### Exercise task
Leaving the pictures aside, transcribe every line below exactly.

### Supplied material
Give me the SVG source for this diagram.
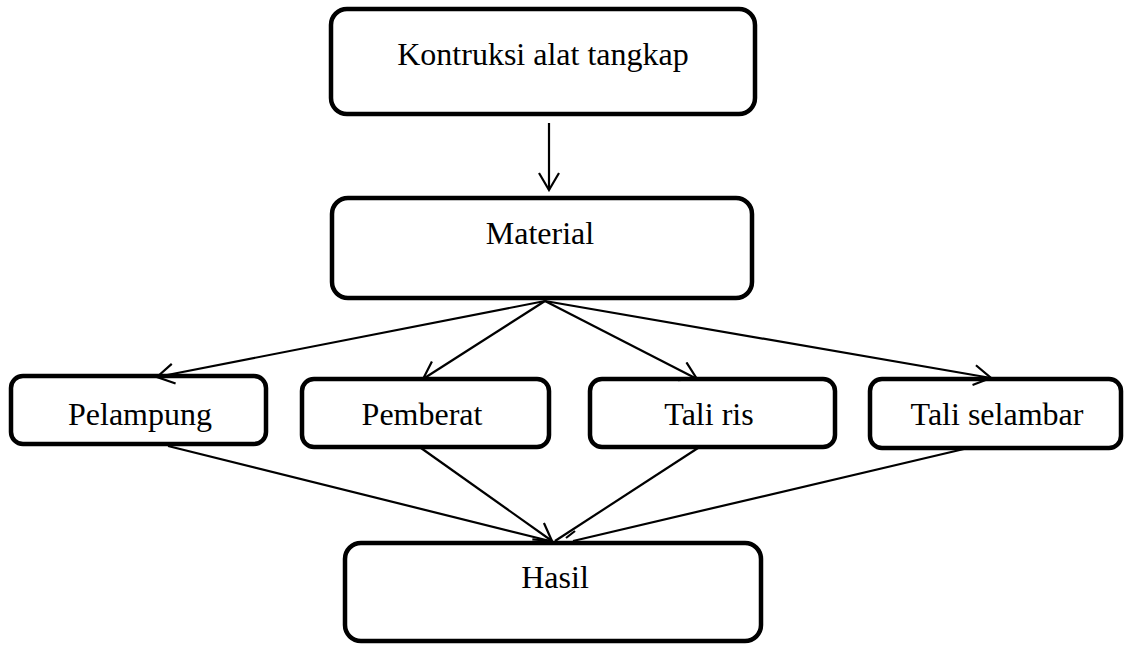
<svg xmlns="http://www.w3.org/2000/svg" width="1125" height="646" viewBox="0 0 1125 646">
<defs>
<style>
.box{fill:#fff;stroke:#000;stroke-width:4.5}
.lbl{font-family:"Liberation Serif","Times New Roman",serif;font-size:32px;fill:#000;text-anchor:middle}
.con line{stroke:#000;stroke-width:2.2;fill:none}
</style>
<marker id="arr" viewBox="0 0 20 22" refX="18" refY="11" markerWidth="20" markerHeight="22" markerUnits="userSpaceOnUse" orient="auto">
<path d="M1,1 L18,11 L1,21" fill="none" stroke="#000" stroke-width="2.2"/>
</marker>
</defs>
<rect width="1125" height="646" fill="#fff"/>
<g id="n-kontruksi"><rect class="box" x="331" y="9" width="424" height="105" rx="16"/><text class="lbl" x="543" y="65">Kontruksi alat tangkap</text></g>
<g id="n-material"><rect class="box" x="332" y="198" width="420" height="100" rx="16"/><text class="lbl" x="540" y="244">Material</text></g>
<g id="n-pelampung"><rect class="box" x="11" y="376" width="255" height="68" rx="12"/><text class="lbl" x="140" y="425">Pelampung</text></g>
<g id="n-pemberat"><rect class="box" x="302" y="379" width="247" height="68" rx="12"/><text class="lbl" x="422" y="425">Pemberat</text></g>
<g id="n-taliris"><rect class="box" x="590" y="379" width="245" height="68" rx="12"/><text class="lbl" x="709" y="425">Tali ris</text></g>
<g id="n-taliselambar"><rect class="box" x="870" y="379" width="251" height="69" rx="12"/><text class="lbl" x="997" y="425">Tali selambar</text></g>
<g id="n-hasil"><rect class="box" x="345" y="543" width="416" height="98" rx="16"/><text class="lbl" x="555" y="588">Hasil</text></g>
<g id="connectors" class="con">
<line x1="549" y1="123" x2="549" y2="190" marker-end="url(#arr)"/>
<line x1="545" y1="301" x2="157" y2="377" marker-end="url(#arr)"/>
<line x1="545" y1="301" x2="423" y2="379" marker-end="url(#arr)"/>
<line x1="545" y1="301" x2="697" y2="379" marker-end="url(#arr)"/>
<line x1="545" y1="301" x2="991" y2="378" marker-end="url(#arr)"/>
<line x1="168" y1="446" x2="550" y2="541"/>
<line x1="421" y1="448" x2="552" y2="541" marker-end="url(#arr)"/>
<line x1="698" y1="448" x2="555" y2="541"/>
<line x1="964" y1="449" x2="573" y2="541"/>
<line x1="566" y1="538" x2="575" y2="531"/>
</g>
</svg>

### Answer to this exercise
Give me the SVG source for this diagram.
<svg xmlns="http://www.w3.org/2000/svg" width="1125" height="646" viewBox="0 0 1125 646">
<defs>
<style>
.box{fill:#fff;stroke:#000;stroke-width:4.5}
.lbl{font-family:"Liberation Serif","Times New Roman",serif;font-size:32px;fill:#000;text-anchor:middle}
.con line{stroke:#000;stroke-width:2.2;fill:none}
</style>
<marker id="arr" viewBox="0 0 20 22" refX="18" refY="11" markerWidth="20" markerHeight="22" markerUnits="userSpaceOnUse" orient="auto">
<path d="M1,1 L18,11 L1,21" fill="none" stroke="#000" stroke-width="2.2"/>
</marker>
</defs>
<rect width="1125" height="646" fill="#fff"/>
<g id="n-kontruksi"><rect class="box" x="331" y="9" width="424" height="105" rx="16"/><text class="lbl" x="543" y="65">Kontruksi alat tangkap</text></g>
<g id="n-material"><rect class="box" x="332" y="198" width="420" height="100" rx="16"/><text class="lbl" x="540" y="244">Material</text></g>
<g id="n-pelampung"><rect class="box" x="11" y="376" width="255" height="68" rx="12"/><text class="lbl" x="140" y="425">Pelampung</text></g>
<g id="n-pemberat"><rect class="box" x="302" y="379" width="247" height="68" rx="12"/><text class="lbl" x="422" y="425">Pemberat</text></g>
<g id="n-taliris"><rect class="box" x="590" y="379" width="245" height="68" rx="12"/><text class="lbl" x="709" y="425">Tali ris</text></g>
<g id="n-taliselambar"><rect class="box" x="870" y="379" width="251" height="69" rx="12"/><text class="lbl" x="997" y="425">Tali selambar</text></g>
<g id="n-hasil"><rect class="box" x="345" y="543" width="416" height="98" rx="16"/><text class="lbl" x="555" y="588">Hasil</text></g>
<g id="connectors" class="con">
<line x1="549" y1="123" x2="549" y2="190" marker-end="url(#arr)"/>
<line x1="545" y1="301" x2="157" y2="377" marker-end="url(#arr)"/>
<line x1="545" y1="301" x2="423" y2="379" marker-end="url(#arr)"/>
<line x1="545" y1="301" x2="697" y2="379" marker-end="url(#arr)"/>
<line x1="545" y1="301" x2="991" y2="378" marker-end="url(#arr)"/>
<line x1="168" y1="446" x2="550" y2="541"/>
<line x1="421" y1="448" x2="552" y2="541" marker-end="url(#arr)"/>
<line x1="698" y1="448" x2="555" y2="541"/>
<line x1="964" y1="449" x2="573" y2="541"/>
<line x1="566" y1="538" x2="575" y2="531"/>
</g>
</svg>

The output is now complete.